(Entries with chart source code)
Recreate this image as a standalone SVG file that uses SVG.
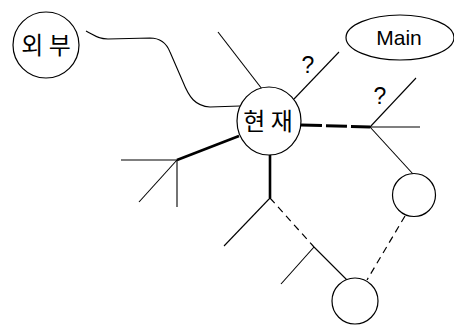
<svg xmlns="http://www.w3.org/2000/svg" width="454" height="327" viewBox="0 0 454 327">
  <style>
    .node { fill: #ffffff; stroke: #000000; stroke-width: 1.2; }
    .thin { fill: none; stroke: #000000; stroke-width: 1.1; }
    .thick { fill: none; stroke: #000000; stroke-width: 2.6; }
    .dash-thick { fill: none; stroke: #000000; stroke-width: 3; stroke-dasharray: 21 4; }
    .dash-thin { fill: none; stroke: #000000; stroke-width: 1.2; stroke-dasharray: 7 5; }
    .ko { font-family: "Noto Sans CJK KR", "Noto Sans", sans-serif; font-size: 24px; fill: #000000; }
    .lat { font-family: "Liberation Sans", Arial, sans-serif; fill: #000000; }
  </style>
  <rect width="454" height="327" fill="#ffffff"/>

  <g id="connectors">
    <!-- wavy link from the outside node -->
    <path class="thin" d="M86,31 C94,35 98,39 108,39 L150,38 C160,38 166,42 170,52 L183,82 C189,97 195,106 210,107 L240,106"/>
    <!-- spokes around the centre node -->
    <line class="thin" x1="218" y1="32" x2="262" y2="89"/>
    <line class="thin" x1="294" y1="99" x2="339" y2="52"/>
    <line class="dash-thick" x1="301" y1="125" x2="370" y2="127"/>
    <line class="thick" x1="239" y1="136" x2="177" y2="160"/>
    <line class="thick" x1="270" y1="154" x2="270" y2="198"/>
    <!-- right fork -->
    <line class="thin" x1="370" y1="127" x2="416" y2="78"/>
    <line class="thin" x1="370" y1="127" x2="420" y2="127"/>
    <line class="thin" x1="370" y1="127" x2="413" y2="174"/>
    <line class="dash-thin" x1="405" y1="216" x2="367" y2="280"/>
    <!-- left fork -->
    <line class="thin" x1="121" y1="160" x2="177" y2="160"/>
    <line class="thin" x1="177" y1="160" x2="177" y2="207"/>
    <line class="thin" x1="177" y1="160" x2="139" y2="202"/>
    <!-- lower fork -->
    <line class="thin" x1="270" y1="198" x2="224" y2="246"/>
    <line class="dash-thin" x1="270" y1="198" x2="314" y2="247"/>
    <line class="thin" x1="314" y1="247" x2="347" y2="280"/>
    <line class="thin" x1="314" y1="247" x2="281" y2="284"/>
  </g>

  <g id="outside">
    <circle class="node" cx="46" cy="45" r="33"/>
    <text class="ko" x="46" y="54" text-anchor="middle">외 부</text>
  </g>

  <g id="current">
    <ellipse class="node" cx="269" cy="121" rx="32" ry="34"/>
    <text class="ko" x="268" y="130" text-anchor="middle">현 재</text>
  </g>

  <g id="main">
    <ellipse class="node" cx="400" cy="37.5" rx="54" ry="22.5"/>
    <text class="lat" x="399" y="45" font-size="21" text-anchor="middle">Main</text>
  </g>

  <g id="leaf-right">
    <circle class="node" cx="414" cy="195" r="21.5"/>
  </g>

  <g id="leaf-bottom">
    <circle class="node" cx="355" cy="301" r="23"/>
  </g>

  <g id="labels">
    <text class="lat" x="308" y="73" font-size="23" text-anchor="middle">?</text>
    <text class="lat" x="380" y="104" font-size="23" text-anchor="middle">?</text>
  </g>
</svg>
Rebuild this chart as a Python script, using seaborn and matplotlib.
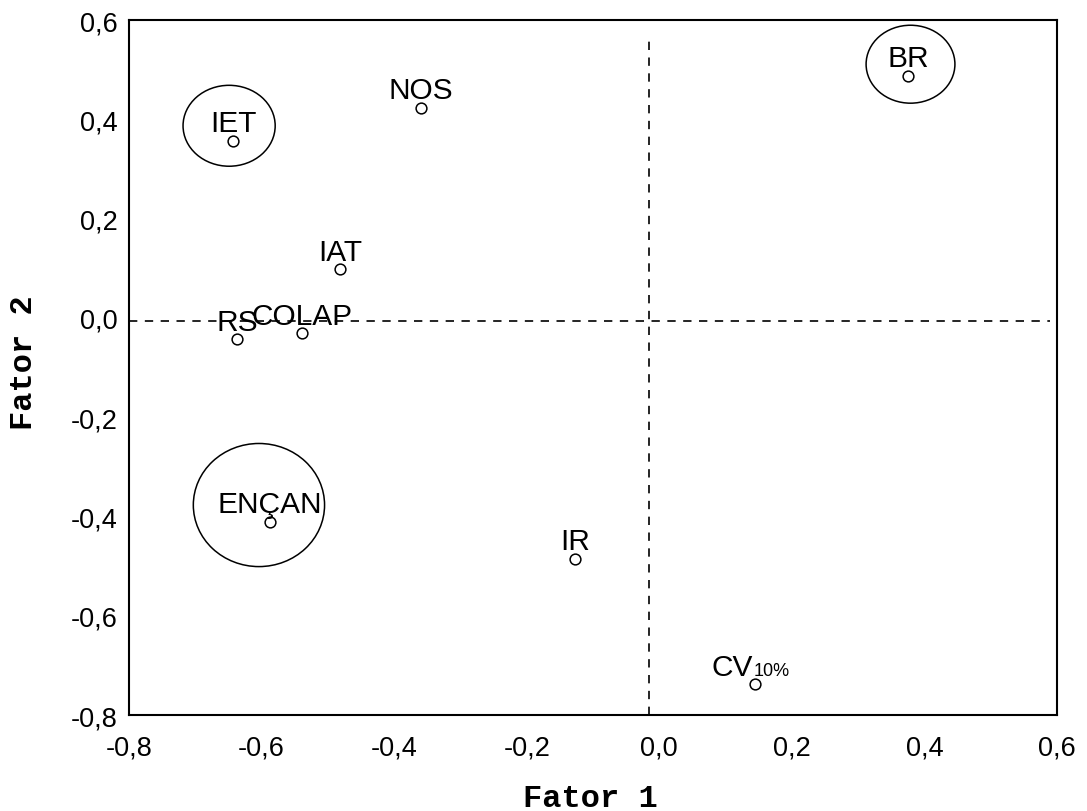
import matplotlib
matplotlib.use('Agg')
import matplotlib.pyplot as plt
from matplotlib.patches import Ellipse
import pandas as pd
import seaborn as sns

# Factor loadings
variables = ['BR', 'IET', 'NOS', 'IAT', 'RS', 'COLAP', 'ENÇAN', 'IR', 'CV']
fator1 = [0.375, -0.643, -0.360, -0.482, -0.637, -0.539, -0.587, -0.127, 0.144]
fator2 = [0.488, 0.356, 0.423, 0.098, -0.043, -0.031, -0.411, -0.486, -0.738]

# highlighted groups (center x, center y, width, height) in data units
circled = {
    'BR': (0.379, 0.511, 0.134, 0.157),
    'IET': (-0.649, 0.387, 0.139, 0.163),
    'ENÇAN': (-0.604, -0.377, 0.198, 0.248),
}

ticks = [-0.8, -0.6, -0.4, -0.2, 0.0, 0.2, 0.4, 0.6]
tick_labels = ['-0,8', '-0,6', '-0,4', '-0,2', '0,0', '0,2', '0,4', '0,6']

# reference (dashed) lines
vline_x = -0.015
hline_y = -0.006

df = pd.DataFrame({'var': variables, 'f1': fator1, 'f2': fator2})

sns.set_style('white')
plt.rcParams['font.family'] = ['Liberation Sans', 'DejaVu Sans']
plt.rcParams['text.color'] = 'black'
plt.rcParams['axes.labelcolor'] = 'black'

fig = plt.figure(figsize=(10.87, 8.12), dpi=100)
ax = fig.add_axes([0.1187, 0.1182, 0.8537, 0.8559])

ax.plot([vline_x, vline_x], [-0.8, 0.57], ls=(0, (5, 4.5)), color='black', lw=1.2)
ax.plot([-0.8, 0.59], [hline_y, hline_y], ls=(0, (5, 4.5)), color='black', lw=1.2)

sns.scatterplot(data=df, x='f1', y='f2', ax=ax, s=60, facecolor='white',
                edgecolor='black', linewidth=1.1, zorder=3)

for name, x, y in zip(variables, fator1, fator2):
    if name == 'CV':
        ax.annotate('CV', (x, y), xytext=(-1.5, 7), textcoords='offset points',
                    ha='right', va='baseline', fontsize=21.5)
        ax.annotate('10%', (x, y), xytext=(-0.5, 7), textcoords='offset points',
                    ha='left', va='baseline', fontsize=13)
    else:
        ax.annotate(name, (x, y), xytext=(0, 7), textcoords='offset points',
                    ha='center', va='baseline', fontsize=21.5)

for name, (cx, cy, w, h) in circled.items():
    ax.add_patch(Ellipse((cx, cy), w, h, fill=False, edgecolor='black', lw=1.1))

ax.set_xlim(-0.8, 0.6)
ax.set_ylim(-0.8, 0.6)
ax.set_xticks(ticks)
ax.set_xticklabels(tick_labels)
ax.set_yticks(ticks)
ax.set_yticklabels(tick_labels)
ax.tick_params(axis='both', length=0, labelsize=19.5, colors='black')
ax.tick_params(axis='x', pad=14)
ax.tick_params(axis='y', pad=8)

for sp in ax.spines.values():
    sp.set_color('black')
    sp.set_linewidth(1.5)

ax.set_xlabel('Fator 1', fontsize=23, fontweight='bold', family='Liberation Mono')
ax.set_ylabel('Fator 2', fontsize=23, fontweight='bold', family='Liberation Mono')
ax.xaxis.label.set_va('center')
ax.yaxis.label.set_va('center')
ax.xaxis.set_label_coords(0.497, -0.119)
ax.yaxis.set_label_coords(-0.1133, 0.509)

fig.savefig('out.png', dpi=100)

(EXERCISE AIM):
Give again, exactly as written, only the lines that start at the one with "Rebuild this chart" and end at the one with "edgecolor='black', linewidth=1.1, zorder=3)", both included. Skip any pictures.

(SOLUTION TO THE EXERCISE):
Rebuild this chart as a Python script, using seaborn and matplotlib.
import matplotlib
matplotlib.use('Agg')
import matplotlib.pyplot as plt
from matplotlib.patches import Ellipse
import pandas as pd
import seaborn as sns

# Factor loadings
variables = ['BR', 'IET', 'NOS', 'IAT', 'RS', 'COLAP', 'ENÇAN', 'IR', 'CV']
fator1 = [0.375, -0.643, -0.360, -0.482, -0.637, -0.539, -0.587, -0.127, 0.144]
fator2 = [0.488, 0.356, 0.423, 0.098, -0.043, -0.031, -0.411, -0.486, -0.738]

# highlighted groups (center x, center y, width, height) in data units
circled = {
    'BR': (0.379, 0.511, 0.134, 0.157),
    'IET': (-0.649, 0.387, 0.139, 0.163),
    'ENÇAN': (-0.604, -0.377, 0.198, 0.248),
}

ticks = [-0.8, -0.6, -0.4, -0.2, 0.0, 0.2, 0.4, 0.6]
tick_labels = ['-0,8', '-0,6', '-0,4', '-0,2', '0,0', '0,2', '0,4', '0,6']

# reference (dashed) lines
vline_x = -0.015
hline_y = -0.006

df = pd.DataFrame({'var': variables, 'f1': fator1, 'f2': fator2})

sns.set_style('white')
plt.rcParams['font.family'] = ['Liberation Sans', 'DejaVu Sans']
plt.rcParams['text.color'] = 'black'
plt.rcParams['axes.labelcolor'] = 'black'

fig = plt.figure(figsize=(10.87, 8.12), dpi=100)
ax = fig.add_axes([0.1187, 0.1182, 0.8537, 0.8559])

ax.plot([vline_x, vline_x], [-0.8, 0.57], ls=(0, (5, 4.5)), color='black', lw=1.2)
ax.plot([-0.8, 0.59], [hline_y, hline_y], ls=(0, (5, 4.5)), color='black', lw=1.2)

sns.scatterplot(data=df, x='f1', y='f2', ax=ax, s=60, facecolor='white',
                edgecolor='black', linewidth=1.1, zorder=3)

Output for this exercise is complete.